Ownership Stake: Employees are given an ownership stake in the company, often represented by shares of company stock allocated to their individual ESOP accounts.

Financial Benefits: As the company’s value grows, so does the value of the shares held by employees. These shares can be redeemed or sold back to the company upon retirement or departure.

5. Benefits of ESOPs

Wealth Building: ESOPs allow employees to accumulate wealth through the appreciation of company stock.

Alignment of Interests: Employees have a vested interest in the company’s success, promoting a sense of ownership, commitment, and motivation.

Retirement Security: ESOPs serve as a retirement savings vehicle, providing employees with financial security in their post-work years.

Business Continuity: ESOPs can be a succession planning strategy, allowing business owners to transition ownership gradually and reward key employees.

6. Repurchasing Shares

Upon Departure: When an employee leaves the company, they can sell their ESOP shares back to the company. The company usually repurchases these shares at their fair market value.

Funding Repurchases: To fund the repurchase of shares, the company may set aside money, use the company’s profits, or take out loans.

7. Tax Advantages

Tax Benefits for the Company: The company can enjoy tax deductions for contributions to the ESOP and, in some cases, may be exempt from certain taxes on profits related to ESOP ownership.

Tax Benefits for Employees: Employees may receive shares and accumulate wealth without incurring immediate tax liabilities. Taxes are typically due only when employees sell their ESOP shares.

8. ESOP Governance

ESOP Trustee: An ESOP trustee is responsible for overseeing the ESOP trust’s operations and ensuring that the interests of employees are upheld.

Plan Administration: The ESOP plan needs to be administered efficiently, including communication with employees, record-keeping, and handling stock transactions.

Conclusion

Employee Stock Ownership Plans (ESOPs) are a compelling way for companies to involve their employees in ownership and wealth-building through the distribution of company stocks. ESOPs benefit both employees and the business itself, aligning interests and promoting a sense of ownership and commitment among the workforce.

By establishing an ESOP, companies create a framework where employees can accumulate financial security, participate in the company’s success, and enjoy various tax advantages. ESOPs also offer a strategic approach to business continuity and succession planning, making them a valuable tool for businesses and employees alike.

FAQs about how ESOPs work

How does an ESOP work?

ESOPs work by a company establishing a trust to hold shares of the company’s stock on behalf of employees. Employees typically receive shares based on factors like their salary and years of service. These shares are allocated to individual employee accounts within the trust.

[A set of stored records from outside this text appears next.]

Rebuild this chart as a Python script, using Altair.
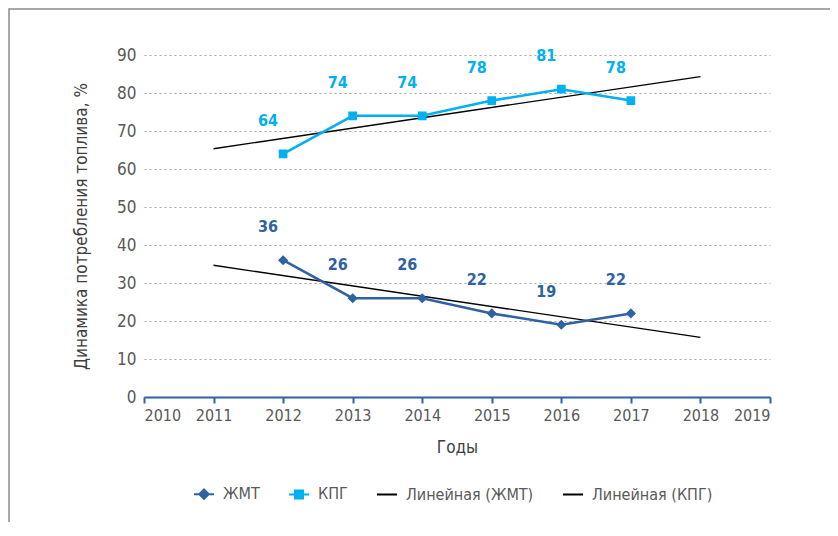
import altair as alt
import pandas as pd

years = [2012, 2013, 2014, 2015, 2016, 2017]
zhmt = [36, 26, 26, 22, 19, 22]
kpg = [64, 74, 74, 78, 81, 78]
series_names = ["ЖМТ", "КПГ", "Линейная (ЖМТ)", "Линейная (КПГ)"]
x_ticks = list(range(2010, 2020))
y_ticks = list(range(0, 100, 10))

C_ZHMT = "#2E62A1"
C_KPG = "#00B0F0"
GRAY = "#595959"
FONT = "Liberation Sans Narrow, DejaVu Sans Condensed, Roboto"

df = pd.DataFrame({
    "year": years * 2,
    "value": zhmt + kpg,
    "series": ["ЖМТ"] * len(years) + ["КПГ"] * len(years),
})

x = alt.X("year:Q", scale=alt.Scale(domain=[2010, 2019], nice=False, zero=False),
          axis=alt.Axis(values=x_ticks, format="d", title="Годы", grid=False,
                        domainColor=C_ZHMT, domainWidth=2, tickColor=C_ZHMT, tickWidth=2,
                        tickSize=6, labelPadding=4, labelFontSize=16, labelColor=GRAY,
                        labelFont=FONT, titleFont=FONT, titleFontSize=17, titleColor="#404040",
                        titleFontWeight="normal", titlePadding=16))
y = alt.Y("value:Q", scale=alt.Scale(domain=[0, 90], nice=False),
          axis=alt.Axis(values=y_ticks, title="Динамика потребления топлива, %", grid=True,
                        gridDash=[2, 3], gridColor="#A6A6A6", gridWidth=1.2, domain=False,
                        ticks=False, labelPadding=8, labelFontSize=17, labelColor=GRAY,
                        labelFont=FONT, titleFont=FONT, titleFontSize=17, titleColor="#404040",
                        titleFontWeight="normal", titlePadding=26))

base = alt.Chart(df)

border = alt.Chart(pd.DataFrame({"a": [0]})).mark_rect(
    fill="white", fillOpacity=0, stroke="#8C8C8C", strokeWidth=1.5
).encode(x=alt.value(-135), x2=alt.value(900), y=alt.value(-46), y2=alt.value(700))

trend = base.transform_regression(
    "year", "value", groupby=["series"], extent=[2011, 2018]
).mark_line(color="black", strokeWidth=1.3).encode(x=x, y=y, detail="series:N")

line_z = base.transform_filter(alt.datum.series == "ЖМТ").mark_line(
    color=C_ZHMT, strokeWidth=2.5).encode(x=x, y=y)
line_k = base.transform_filter(alt.datum.series == "КПГ").mark_line(
    color=C_KPG, strokeWidth=2.5).encode(x=x, y=y)

paths = [
    "M-1.5,0H1.5M0,-0.7L0.7,0L0,0.7L-0.7,0Z",
    "M-1.5,0H1.5M-0.6,-0.6H0.6V0.6H-0.6Z",
    "M-1.5,0H1.5",
    "M-1.5,0H1.5",
]
fills = [C_ZHMT, C_KPG, "black", "black"]

leg = alt.Legend(title=None, orient="none", legendX=52, legendY=431, direction="horizontal",
                 labelFont=FONT, labelFontSize=16, labelColor=GRAY, symbolStrokeWidth=2,
                 symbolSize=180, labelOffset=11, columnPadding=24)

points = base.mark_point(filled=True, opacity=1, size=210, strokeWidth=0).encode(
    x=x, y=y,
    fill=alt.Fill("series:N", scale=alt.Scale(domain=series_names, range=fills), legend=leg),
    stroke=alt.Stroke("series:N", scale=alt.Scale(domain=series_names, range=fills), legend=leg),
    shape=alt.Shape("series:N", scale=alt.Scale(domain=series_names, range=paths), legend=leg),
)

labels = base.mark_text(font=FONT, fontSize=16, fontWeight="bold", dx=-15, dy=-33).encode(
    x=x, y=y, text=alt.Text("value:Q"),
    color=alt.Color("series:N", scale=alt.Scale(domain=["ЖМТ", "КПГ"], range=[C_ZHMT, C_KPG]),
                    legend=None),
)

chart = alt.layer(border, trend, line_z, line_k, points, labels).properties(
    width=626, height=342,
    autosize=alt.AutoSizeParams(type="none"),
    padding={"left": 136, "top": 47, "right": 60, "bottom": 125},
).configure_view(stroke=None).resolve_scale(color="independent")

chart.save("out.html", embed_options={"renderer": "svg", "actions": False})
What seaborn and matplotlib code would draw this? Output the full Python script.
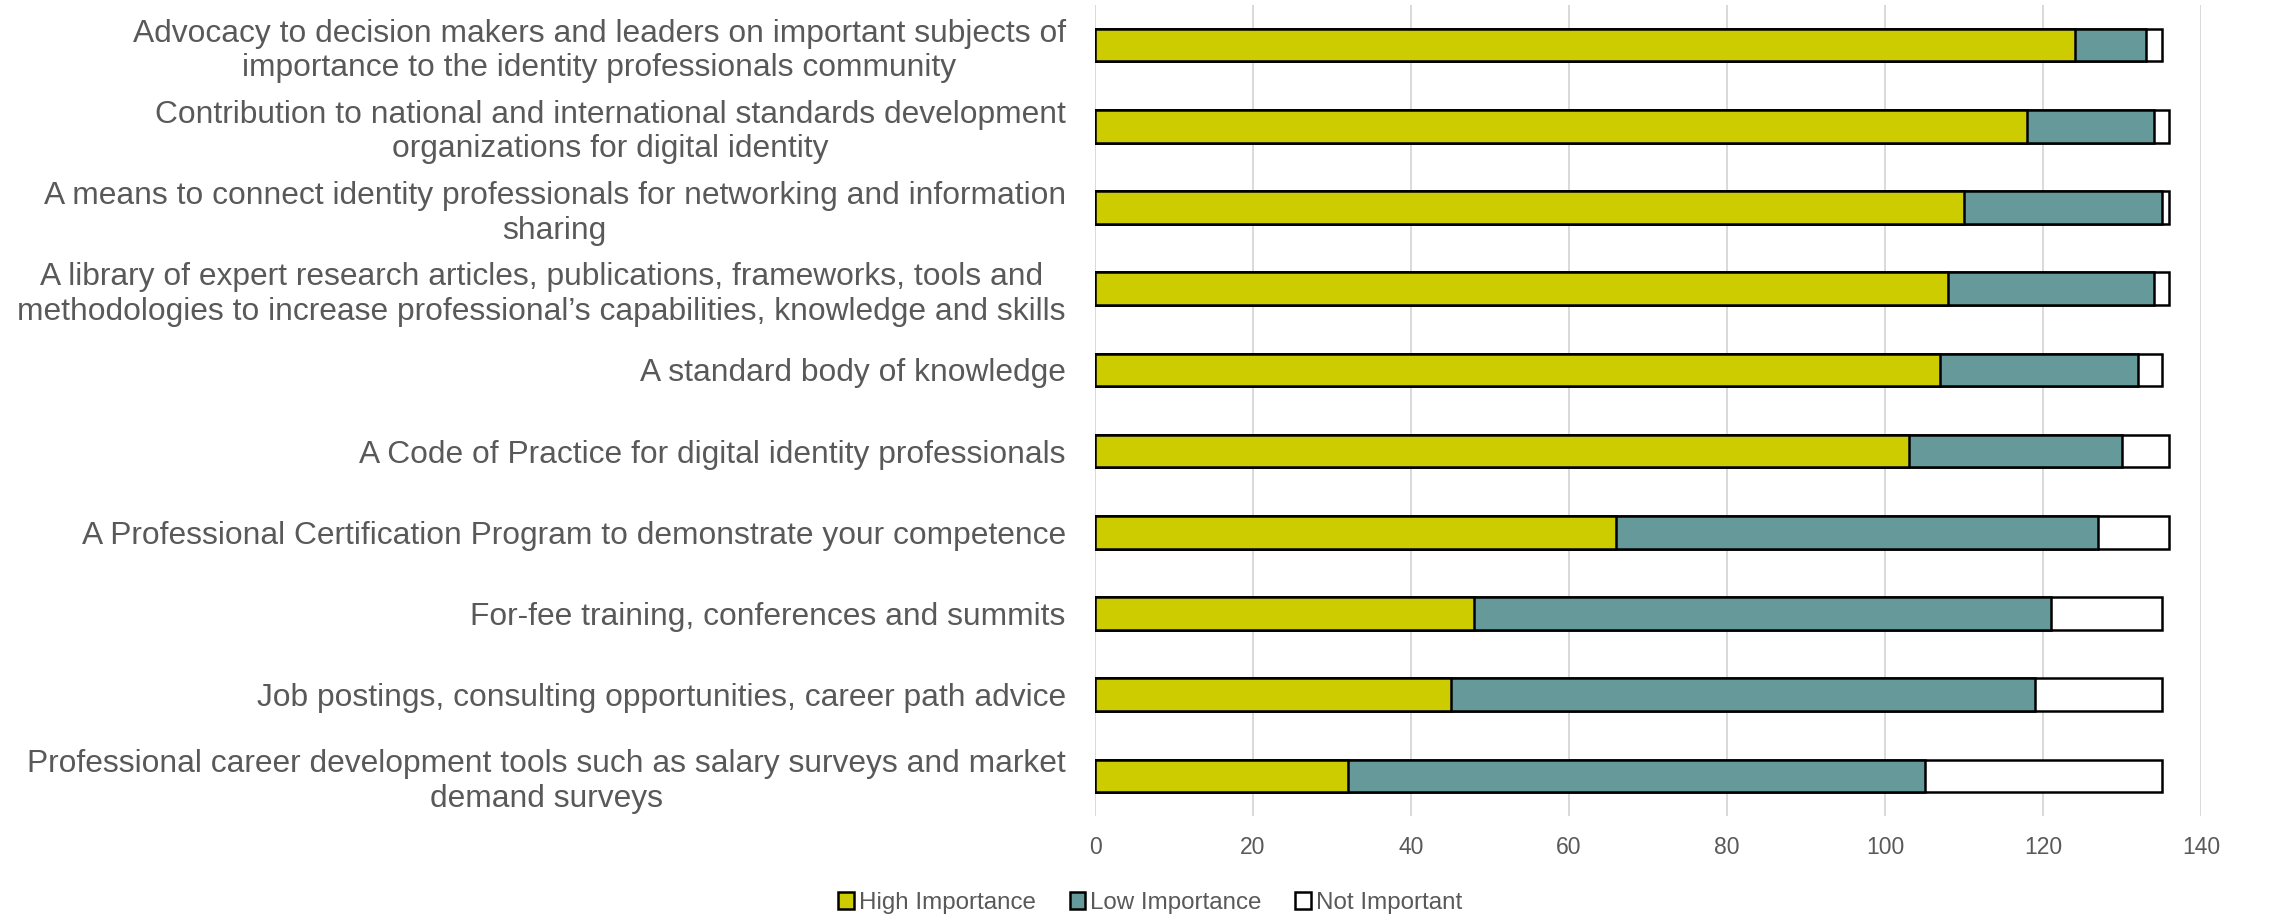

How do employees acquire shares in an ESOP?

Employees do not purchase shares in an ESOP; instead, shares are allocated to their accounts based on a predetermined formula or criteria set by the company.

Can employees sell their ESOP shares?

Yes, employees can sell their ESOP shares, but the terms and conditions for selling ESOP shares may vary based on the company’s plan rules. Typically, employees can sell their shares when they retire, leave the company, or meet certain conditions set by the plan.

Are ESOP shares transferable to family members?

In some cases, ESOP shares can be transferred to family members, but the ability to do so may depend on the specific terms of the ESOP and any applicable regulations.

Do employees have a say in the company’s management with an ESOP?

Employees who own shares through an ESOP can have a voice in the company’s management, but the level of influence varies. Many ESOPs have a trustee or board that votes on behalf of employee shareholders, but employees may still have some say in certain matters.

How do employees benefit from ESOPs?

Employees benefit from ESOPs by accumulating ownership in the company and sharing in its financial success. As the company’s value increases, the value of their ESOP shares also grows. When employees retire or leave the company, they can cash in their ESOP shares and receive the proceeds.

Are ESOPs only for publicly traded companies?

ESOPs are more common in private companies, but they can also be established in publicly traded companies. The structure and rules may differ based on whether the company is public or private.

Are ESOPs a form of retirement plan?

Yes, ESOPs are considered a type of retirement plan. When employees retire, they can access the value of their ESOP shares to fund their retirement.

What are the tax benefits of ESOPs?

ESOPs offer several tax benefits for both the company and employees. Contributions to ESOPs can be tax-deductible for the company, and employees can defer taxes on the gains from their ESOP shares until they sell them.